-- begin --
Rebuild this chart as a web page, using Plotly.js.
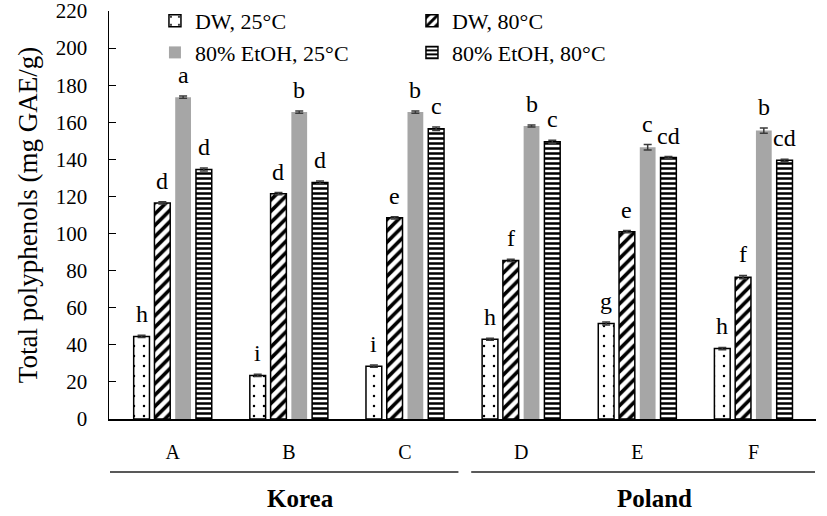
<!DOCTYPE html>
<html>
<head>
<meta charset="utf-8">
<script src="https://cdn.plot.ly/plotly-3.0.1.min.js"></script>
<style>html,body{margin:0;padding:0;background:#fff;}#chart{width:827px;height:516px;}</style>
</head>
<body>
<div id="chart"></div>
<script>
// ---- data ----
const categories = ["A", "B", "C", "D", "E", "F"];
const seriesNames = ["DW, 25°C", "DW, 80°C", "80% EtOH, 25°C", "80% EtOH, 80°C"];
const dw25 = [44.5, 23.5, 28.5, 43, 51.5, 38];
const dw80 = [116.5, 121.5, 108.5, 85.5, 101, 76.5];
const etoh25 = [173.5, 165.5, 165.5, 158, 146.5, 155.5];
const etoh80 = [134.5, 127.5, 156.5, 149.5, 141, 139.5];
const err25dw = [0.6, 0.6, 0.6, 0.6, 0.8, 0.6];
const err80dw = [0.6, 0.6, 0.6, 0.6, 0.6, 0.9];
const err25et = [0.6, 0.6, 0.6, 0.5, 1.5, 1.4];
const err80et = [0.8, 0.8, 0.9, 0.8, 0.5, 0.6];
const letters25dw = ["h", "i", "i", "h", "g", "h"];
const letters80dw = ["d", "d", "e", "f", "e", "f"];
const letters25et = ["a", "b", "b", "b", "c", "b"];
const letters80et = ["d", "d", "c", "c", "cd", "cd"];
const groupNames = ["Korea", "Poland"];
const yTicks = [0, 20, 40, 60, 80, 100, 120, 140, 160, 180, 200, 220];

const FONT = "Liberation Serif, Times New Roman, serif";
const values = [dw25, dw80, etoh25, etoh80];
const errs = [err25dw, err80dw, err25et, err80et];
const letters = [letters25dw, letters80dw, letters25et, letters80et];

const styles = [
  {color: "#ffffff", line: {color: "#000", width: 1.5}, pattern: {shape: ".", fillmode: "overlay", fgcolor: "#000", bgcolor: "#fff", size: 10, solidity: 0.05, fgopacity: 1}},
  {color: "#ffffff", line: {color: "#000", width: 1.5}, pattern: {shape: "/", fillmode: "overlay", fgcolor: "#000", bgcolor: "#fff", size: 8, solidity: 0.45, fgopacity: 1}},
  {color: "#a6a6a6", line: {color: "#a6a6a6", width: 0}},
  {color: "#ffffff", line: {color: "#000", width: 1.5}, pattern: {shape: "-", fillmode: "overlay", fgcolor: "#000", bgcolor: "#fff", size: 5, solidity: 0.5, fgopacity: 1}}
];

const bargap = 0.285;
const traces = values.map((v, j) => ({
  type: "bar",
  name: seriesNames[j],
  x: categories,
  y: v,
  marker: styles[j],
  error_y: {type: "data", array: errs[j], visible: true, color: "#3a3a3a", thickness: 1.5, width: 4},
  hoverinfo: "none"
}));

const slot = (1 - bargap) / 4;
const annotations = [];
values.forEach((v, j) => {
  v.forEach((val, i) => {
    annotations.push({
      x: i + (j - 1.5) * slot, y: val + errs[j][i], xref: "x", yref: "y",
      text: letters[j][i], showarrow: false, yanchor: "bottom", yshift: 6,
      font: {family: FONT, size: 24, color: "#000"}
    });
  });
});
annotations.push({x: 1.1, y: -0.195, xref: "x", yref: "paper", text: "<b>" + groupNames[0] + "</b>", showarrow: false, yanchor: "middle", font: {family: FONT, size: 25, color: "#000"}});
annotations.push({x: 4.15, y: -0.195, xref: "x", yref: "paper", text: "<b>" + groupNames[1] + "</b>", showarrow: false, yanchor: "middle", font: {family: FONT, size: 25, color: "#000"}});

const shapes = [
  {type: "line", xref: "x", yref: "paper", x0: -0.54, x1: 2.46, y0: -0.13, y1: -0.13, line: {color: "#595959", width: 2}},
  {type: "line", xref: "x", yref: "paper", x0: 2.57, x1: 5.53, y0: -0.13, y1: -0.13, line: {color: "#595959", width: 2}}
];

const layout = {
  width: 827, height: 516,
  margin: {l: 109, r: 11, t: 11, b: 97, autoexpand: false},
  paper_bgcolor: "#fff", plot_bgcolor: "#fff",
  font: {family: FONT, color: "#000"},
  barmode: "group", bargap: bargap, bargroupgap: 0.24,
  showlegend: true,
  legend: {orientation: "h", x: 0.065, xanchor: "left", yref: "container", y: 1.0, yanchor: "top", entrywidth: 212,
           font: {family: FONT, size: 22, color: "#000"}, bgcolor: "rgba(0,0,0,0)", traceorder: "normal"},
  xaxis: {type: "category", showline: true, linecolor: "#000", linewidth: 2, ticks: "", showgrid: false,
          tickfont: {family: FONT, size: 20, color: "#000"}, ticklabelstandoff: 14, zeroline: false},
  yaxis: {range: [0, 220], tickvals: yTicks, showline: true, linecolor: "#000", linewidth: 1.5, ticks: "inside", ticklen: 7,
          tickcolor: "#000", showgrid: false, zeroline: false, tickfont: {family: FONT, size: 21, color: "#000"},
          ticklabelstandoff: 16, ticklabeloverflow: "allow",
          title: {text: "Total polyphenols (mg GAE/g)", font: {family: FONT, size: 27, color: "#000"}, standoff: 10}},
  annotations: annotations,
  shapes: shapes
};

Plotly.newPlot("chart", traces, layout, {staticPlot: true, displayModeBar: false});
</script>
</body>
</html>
-- end --
▶ _Task to carry out_:
Please write out all of the material above without changing a word, and omit any pictures.

▶ _Correct response_:
Rebuild this chart as a web page, using Plotly.js.
<!DOCTYPE html>
<html>
<head>
<meta charset="utf-8">
<script src="https://cdn.plot.ly/plotly-3.0.1.min.js"></script>
<style>html,body{margin:0;padding:0;background:#fff;}#chart{width:827px;height:516px;}</style>
</head>
<body>
<div id="chart"></div>
<script>
// ---- data ----
const categories = ["A", "B", "C", "D", "E", "F"];
const seriesNames = ["DW, 25°C", "DW, 80°C", "80% EtOH, 25°C", "80% EtOH, 80°C"];
const dw25 = [44.5, 23.5, 28.5, 43, 51.5, 38];
const dw80 = [116.5, 121.5, 108.5, 85.5, 101, 76.5];
const etoh25 = [173.5, 165.5, 165.5, 158, 146.5, 155.5];
const etoh80 = [134.5, 127.5, 156.5, 149.5, 141, 139.5];
const err25dw = [0.6, 0.6, 0.6, 0.6, 0.8, 0.6];
const err80dw = [0.6, 0.6, 0.6, 0.6, 0.6, 0.9];
const err25et = [0.6, 0.6, 0.6, 0.5, 1.5, 1.4];
const err80et = [0.8, 0.8, 0.9, 0.8, 0.5, 0.6];
const letters25dw = ["h", "i", "i", "h", "g", "h"];
const letters80dw = ["d", "d", "e", "f", "e", "f"];
const letters25et = ["a", "b", "b", "b", "c", "b"];
const letters80et = ["d", "d", "c", "c", "cd", "cd"];
const groupNames = ["Korea", "Poland"];
const yTicks = [0, 20, 40, 60, 80, 100, 120, 140, 160, 180, 200, 220];

const FONT = "Liberation Serif, Times New Roman, serif";
const values = [dw25, dw80, etoh25, etoh80];
const errs = [err25dw, err80dw, err25et, err80et];
const letters = [letters25dw, letters80dw, letters25et, letters80et];

const styles = [
  {color: "#ffffff", line: {color: "#000", width: 1.5}, pattern: {shape: ".", fillmode: "overlay", fgcolor: "#000", bgcolor: "#fff", size: 10, solidity: 0.05, fgopacity: 1}},
  {color: "#ffffff", line: {color: "#000", width: 1.5}, pattern: {shape: "/", fillmode: "overlay", fgcolor: "#000", bgcolor: "#fff", size: 8, solidity: 0.45, fgopacity: 1}},
  {color: "#a6a6a6", line: {color: "#a6a6a6", width: 0}},
  {color: "#ffffff", line: {color: "#000", width: 1.5}, pattern: {shape: "-", fillmode: "overlay", fgcolor: "#000", bgcolor: "#fff", size: 5, solidity: 0.5, fgopacity: 1}}
];

const bargap = 0.285;
const traces = values.map((v, j) => ({
  type: "bar",
  name: seriesNames[j],
  x: categories,
  y: v,
  marker: styles[j],
  error_y: {type: "data", array: errs[j], visible: true, color: "#3a3a3a", thickness: 1.5, width: 4},
  hoverinfo: "none"
}));

const slot = (1 - bargap) / 4;
const annotations = [];
values.forEach((v, j) => {
  v.forEach((val, i) => {
    annotations.push({
      x: i + (j - 1.5) * slot, y: val + errs[j][i], xref: "x", yref: "y",
      text: letters[j][i], showarrow: false, yanchor: "bottom", yshift: 6,
      font: {family: FONT, size: 24, color: "#000"}
    });
  });
});
annotations.push({x: 1.1, y: -0.195, xref: "x", yref: "paper", text: "<b>" + groupNames[0] + "</b>", showarrow: false, yanchor: "middle", font: {family: FONT, size: 25, color: "#000"}});
annotations.push({x: 4.15, y: -0.195, xref: "x", yref: "paper", text: "<b>" + groupNames[1] + "</b>", showarrow: false, yanchor: "middle", font: {family: FONT, size: 25, color: "#000"}});

const shapes = [
  {type: "line", xref: "x", yref: "paper", x0: -0.54, x1: 2.46, y0: -0.13, y1: -0.13, line: {color: "#595959", width: 2}},
  {type: "line", xref: "x", yref: "paper", x0: 2.57, x1: 5.53, y0: -0.13, y1: -0.13, line: {color: "#595959", width: 2}}
];

const layout = {
  width: 827, height: 516,
  margin: {l: 109, r: 11, t: 11, b: 97, autoexpand: false},
  paper_bgcolor: "#fff", plot_bgcolor: "#fff",
  font: {family: FONT, color: "#000"},
  barmode: "group", bargap: bargap, bargroupgap: 0.24,
  showlegend: true,
  legend: {orientation: "h", x: 0.065, xanchor: "left", yref: "container", y: 1.0, yanchor: "top", entrywidth: 212,
           font: {family: FONT, size: 22, color: "#000"}, bgcolor: "rgba(0,0,0,0)", traceorder: "normal"},
  xaxis: {type: "category", showline: true, linecolor: "#000", linewidth: 2, ticks: "", showgrid: false,
          tickfont: {family: FONT, size: 20, color: "#000"}, ticklabelstandoff: 14, zeroline: false},
  yaxis: {range: [0, 220], tickvals: yTicks, showline: true, linecolor: "#000", linewidth: 1.5, ticks: "inside", ticklen: 7,
          tickcolor: "#000", showgrid: false, zeroline: false, tickfont: {family: FONT, size: 21, color: "#000"},
          ticklabelstandoff: 16, ticklabeloverflow: "allow",
          title: {text: "Total polyphenols (mg GAE/g)", font: {family: FONT, size: 27, color: "#000"}, standoff: 10}},
  annotations: annotations,
  shapes: shapes
};

Plotly.newPlot("chart", traces, layout, {staticPlot: true, displayModeBar: false});
</script>
</body>
</html>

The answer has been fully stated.